Indiana-based steadyGROWpro has named Daniel Shinall as the company’s social media marketer. Shinall is responsible for the daily maintenance of the steadyGROWpro Web site, the company’s activities on Facebook and Twitter and implementing steadyGROWpro’s online marketing strategies.
Originally from Savannah, Ga., he served as an intern in the Information/Technology department at steadyGROWpro’s parent company Syndicate Sales Inc. during the summer of 2009. Prior to joining steadyGROWpro, he was a sales specialist at Circuit City in Savannah and a landscaper at Cottonwood Homebuilders in Richmond Hill, Ga. He graduated from Richmond Hill (Georgia) High School and is attending Armstrong Atlantic State University in Savannah.
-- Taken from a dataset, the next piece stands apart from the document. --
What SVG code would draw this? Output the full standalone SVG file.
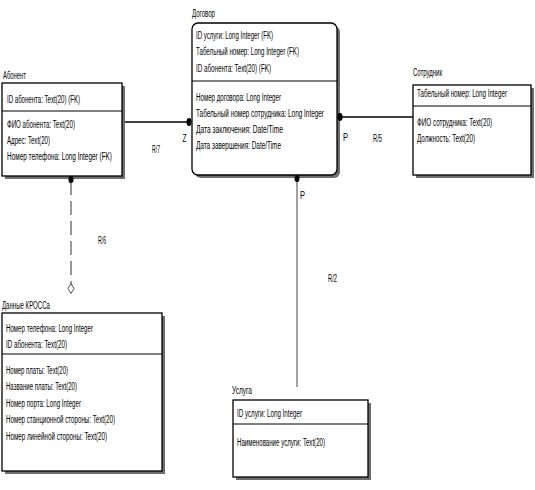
<svg xmlns="http://www.w3.org/2000/svg" width="535" height="490" viewBox="0 0 535 490">
<style>
text{font-family:"Liberation Sans",Arial,sans-serif;font-size:10px;fill:#000}
.box{fill:#fff;stroke:#000;stroke-width:1.3}
.sh{fill:#6e6e6e;stroke:none}
.div{stroke:#000;stroke-width:1.2}
.ln{stroke:#000;stroke-width:1.5;fill:none}
.thin{stroke:#444;stroke-width:1;fill:none}
.dash{stroke:#555;stroke-width:1.2;fill:none;stroke-dasharray:14 6}
.dot{fill:#000}
</style>
<rect width="535" height="490" fill="#fff"/>

<g id="abonent">
<rect class="sh" x="5" y="86" width="120" height="93"/>
<rect class="box" x="2" y="83" width="120" height="93"/>
<line class="div" x1="2" y1="111" x2="122" y2="111"/>
<text x="3" y="78.5" textLength="23" lengthAdjust="spacingAndGlyphs">Абонент</text>
<text x="7" y="102.5" textLength="73" lengthAdjust="spacingAndGlyphs">ID абонента: Text(20) (FK)</text>
<text x="7" y="127.5" textLength="68" lengthAdjust="spacingAndGlyphs">ФИО абонента: Text(20)</text>
<text x="7" y="143.5" textLength="43" lengthAdjust="spacingAndGlyphs">Адрес: Text(20)</text>
<text x="7" y="159.5" textLength="105" lengthAdjust="spacingAndGlyphs">Номер телефона: Long Integer (FK)</text>
</g>

<g id="dogovor">
<rect class="sh" x="195" y="26" width="145" height="152" rx="6"/>
<rect class="box" x="192" y="23" width="145" height="152" rx="6"/>
<line class="div" x1="192" y1="81" x2="337" y2="81"/>
<text x="192" y="16.5" textLength="23" lengthAdjust="spacingAndGlyphs">Договор</text>
<text x="196" y="38.5" textLength="77" lengthAdjust="spacingAndGlyphs">ID услуги: Long Integer (FK)</text>
<text x="196" y="55" textLength="103" lengthAdjust="spacingAndGlyphs">Табельный номер: Long Integer (FK)</text>
<text x="196" y="71.5" textLength="75" lengthAdjust="spacingAndGlyphs">ID абонента: Text(20) (FK)</text>
<text x="196" y="100.5" textLength="85" lengthAdjust="spacingAndGlyphs">Номер договора: Long Integer</text>
<text x="196" y="116.5" textLength="128" lengthAdjust="spacingAndGlyphs">Табельный номер сотрудника: Long Integer</text>
<text x="196" y="132.5" textLength="87" lengthAdjust="spacingAndGlyphs">Дата заключения: Date/Time</text>
<text x="196" y="148.5" textLength="85" lengthAdjust="spacingAndGlyphs">Дата завершения: Date/Time</text>
</g>

<g id="sotrudnik">
<rect class="sh" x="416" y="88" width="118" height="90"/>
<rect class="box" x="413" y="85" width="118" height="90"/>
<line class="div" x1="413" y1="106" x2="531" y2="106"/>
<text x="413" y="75.5" textLength="29" lengthAdjust="spacingAndGlyphs">Сотрудник</text>
<text x="417" y="96.5" textLength="90" lengthAdjust="spacingAndGlyphs">Табельный номер: Long Integer</text>
<text x="417" y="125.5" textLength="75" lengthAdjust="spacingAndGlyphs">ФИО сотрудника: Text(20)</text>
<text x="417" y="142" textLength="58" lengthAdjust="spacingAndGlyphs">Должность: Text(20)</text>
</g>

<g id="kross">
<rect class="sh" x="5" y="316" width="160" height="158"/>
<rect class="box" x="2" y="313" width="160" height="158"/>
<line class="div" x1="2" y1="354" x2="162" y2="354"/>
<text x="2" y="308.5" textLength="48" lengthAdjust="spacingAndGlyphs">Данные КРОССа</text>
<text x="6" y="331.5" textLength="87" lengthAdjust="spacingAndGlyphs">Номер телефона: Long Integer</text>
<text x="6" y="347.5" textLength="61" lengthAdjust="spacingAndGlyphs">ID абонента: Text(20)</text>
<text x="6" y="373.5" textLength="62" lengthAdjust="spacingAndGlyphs">Номер платы: Text(20)</text>
<text x="6" y="390" textLength="71" lengthAdjust="spacingAndGlyphs">Название платы: Text(20)</text>
<text x="6" y="406.5" textLength="75" lengthAdjust="spacingAndGlyphs">Номер порта: Long Integer</text>
<text x="6" y="423" textLength="109" lengthAdjust="spacingAndGlyphs">Номер станционной стороны: Text(20)</text>
<text x="6" y="439.5" textLength="101" lengthAdjust="spacingAndGlyphs">Номер линейной стороны: Text(20)</text>
</g>

<g id="usluga">
<rect class="sh" x="236" y="403" width="135" height="77"/>
<rect class="box" x="233" y="400" width="135" height="77"/>
<line class="div" x1="233" y1="424" x2="368" y2="424"/>
<text x="232" y="393.5" textLength="20" lengthAdjust="spacingAndGlyphs">Услуга</text>
<text x="237" y="416.5" textLength="65" lengthAdjust="spacingAndGlyphs">ID услуги: Long Integer</text>
<text x="237" y="445.5" textLength="88" lengthAdjust="spacingAndGlyphs">Наименование услуги: Text(20)</text>
</g>

<g id="connectors">
<line class="ln" x1="125" y1="122" x2="189" y2="122"/>
<ellipse class="dot" cx="189" cy="122" rx="2.5" ry="4"/>
<text x="182.5" y="141.5" textLength="4" lengthAdjust="spacingAndGlyphs">Z</text>
<text x="152" y="153" textLength="8" lengthAdjust="spacingAndGlyphs">R/7</text>

<line class="ln" x1="340" y1="117" x2="413" y2="117"/>
<ellipse class="dot" cx="340" cy="117" rx="2.5" ry="4"/>
<text x="343" y="140.5" textLength="5" lengthAdjust="spacingAndGlyphs">P</text>
<text x="373" y="142" textLength="9" lengthAdjust="spacingAndGlyphs">R/5</text>

<line class="thin" x1="297" y1="178" x2="297" y2="387"/>
<ellipse class="dot" cx="297" cy="178.5" rx="2.5" ry="3.5"/>
<text x="300" y="198.5" textLength="5" lengthAdjust="spacingAndGlyphs">P</text>
<text x="328" y="281.5" textLength="9" lengthAdjust="spacingAndGlyphs">R/2</text>

<line class="dash" x1="71" y1="181" x2="71" y2="284"/>
<ellipse class="dot" cx="71" cy="179.5" rx="2.5" ry="3.5"/>
<polygon points="71,283.5 74,288.5 71,293.5 68,288.5" fill="#fff" stroke="#555" stroke-width="1"/>
<text x="98" y="243.5" textLength="8" lengthAdjust="spacingAndGlyphs">R/6</text>
</g>
</svg>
SteadyGROWpro is an inert, sterile product that optimizes soilless plant growth. Used by home and greenhouse gardeners, professional gardeners and hydroponic growers and available in plugs, sheets, blocks and slabs, steadyGROWpro helps growers maximize their results when growing food crops including cucumbers, tomatoes, peppers, popular flowering plants, woody ornamentals, vines, ivy and more. SteadyGROWpro is eco-friendly and can be reduced from its original form to a mass of less than 11 percent or incinerated for bio-mass purposes. SteadyGROWpro is manufactured by Syndicate Sales Inc., a 60-year staple in the international floral industry that manufactures, imports and distributes more than 1,500 floral-related items in the U.S. and overseas.
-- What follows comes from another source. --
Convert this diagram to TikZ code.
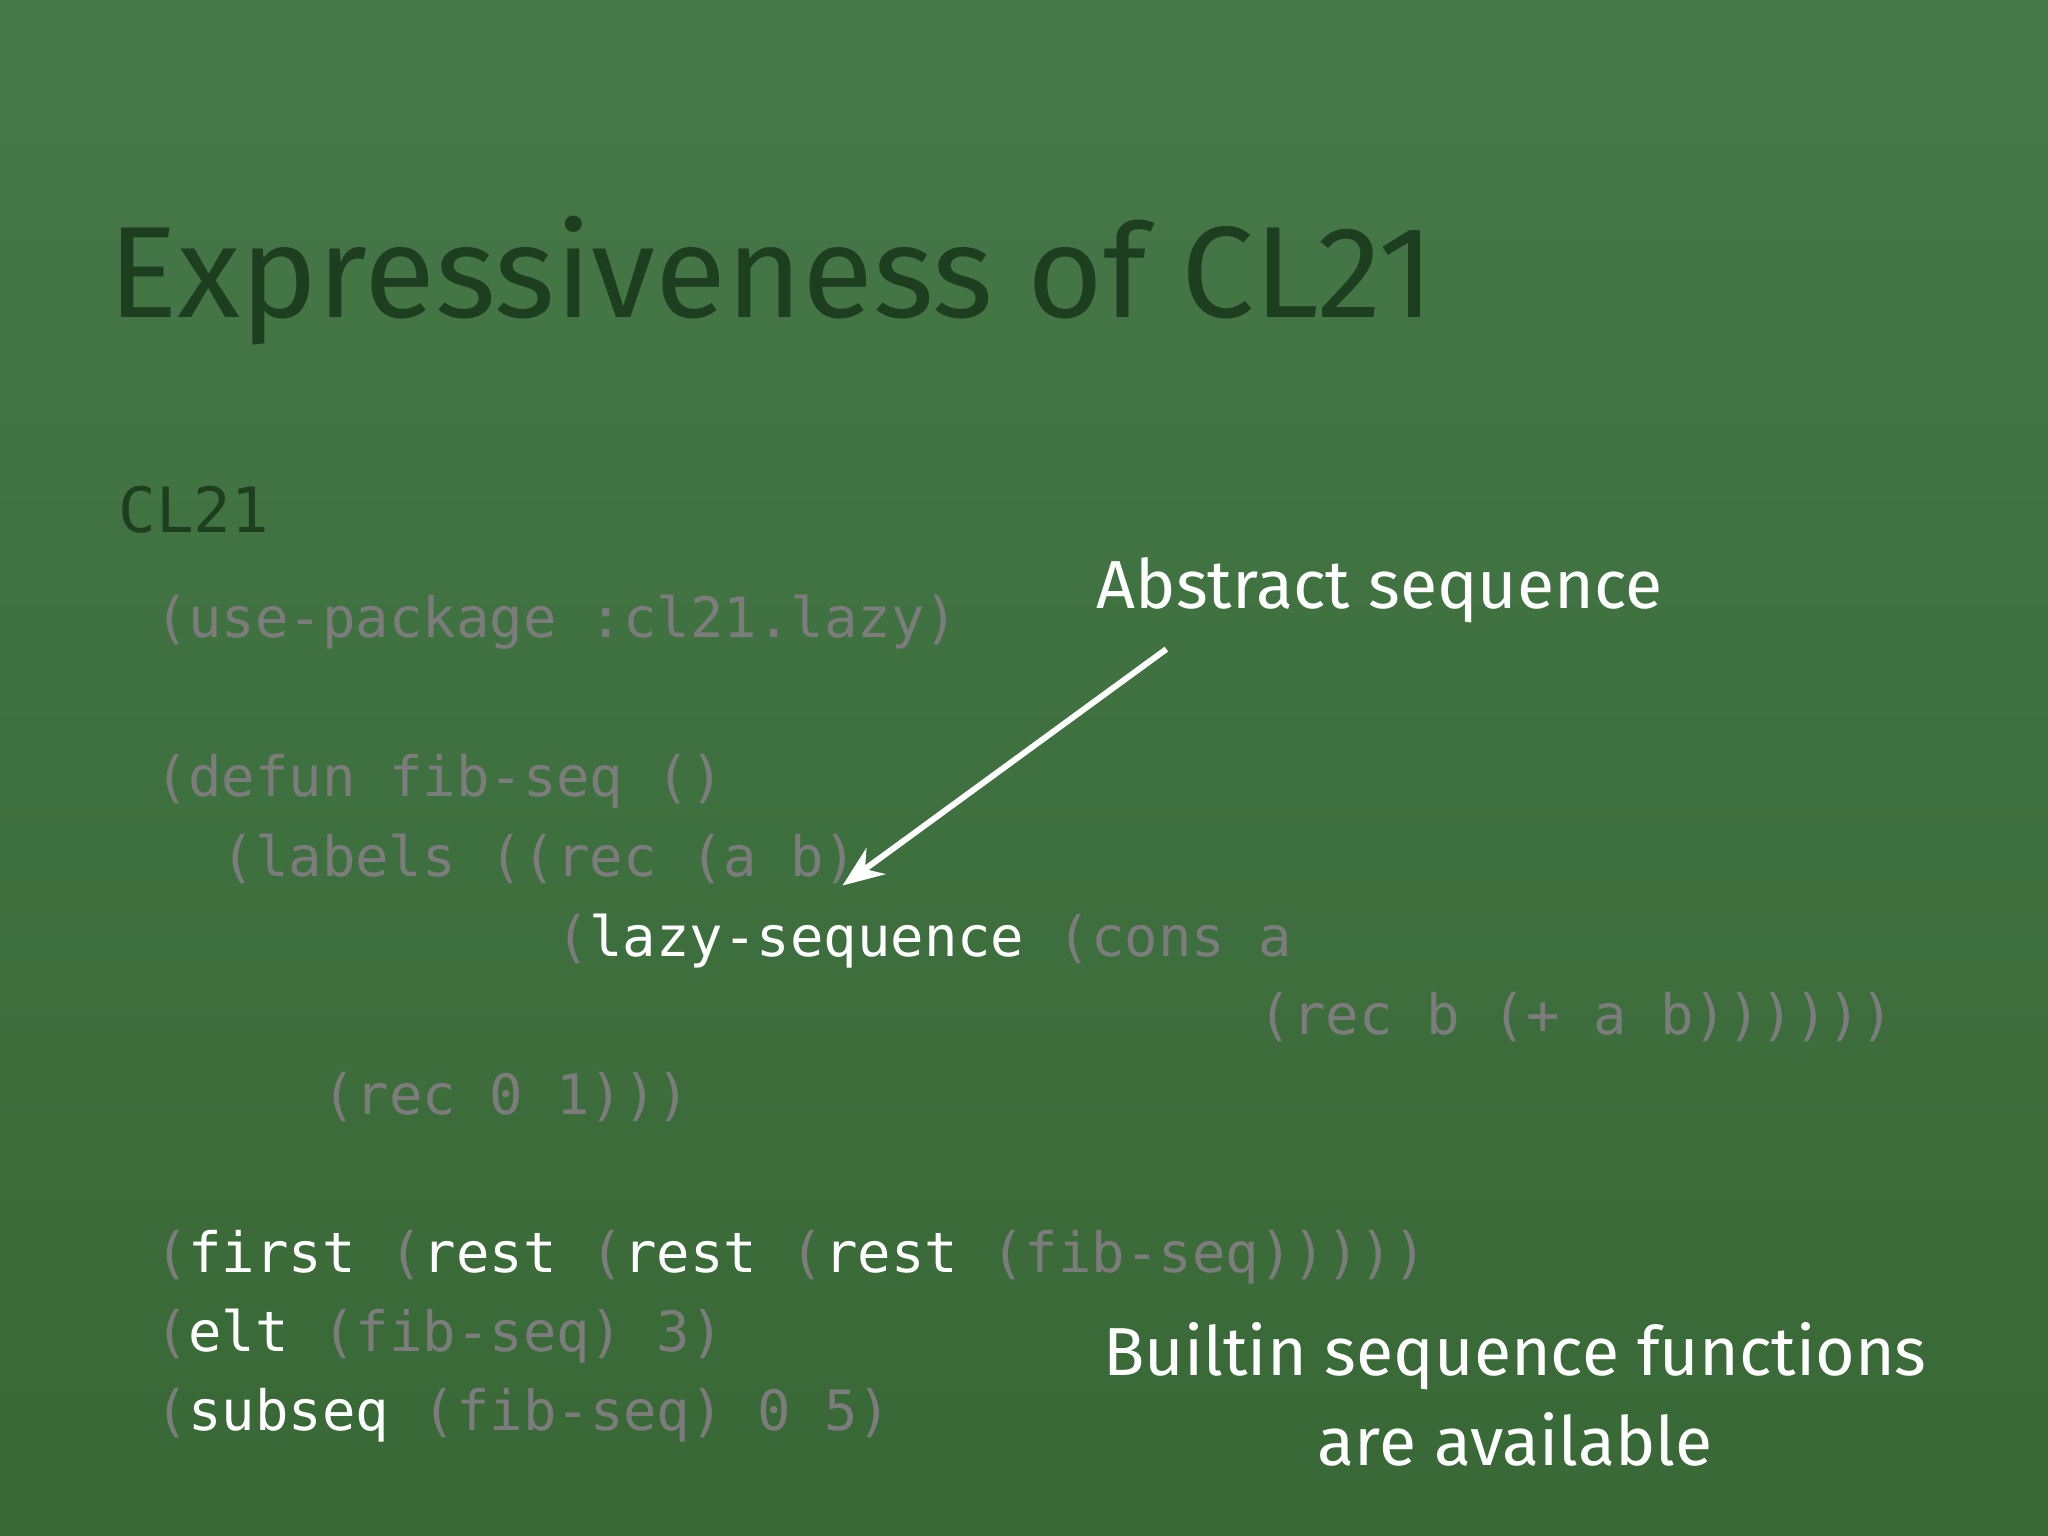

Recently, Purdue University research concluded that steadyGROWpro outperformed rockwool, a soilless product that has been a mainstay in the industry for decades. Overall, the study concluded, steadyGROWpro H+ was the best-performing soilless growth medium in terms of average grams of fruit harvested per plant in tomatoes and cucumbers. SteadyGROWpro H+ produced 47 percent more cucumber in terms of fruit weight per plant than rockwool, according to the study, and both steadyGROWpro and steadyGROWpro H+ outperformed rockwool in promoting the growth of tomatoes by a 23 percent gain in harvested weight.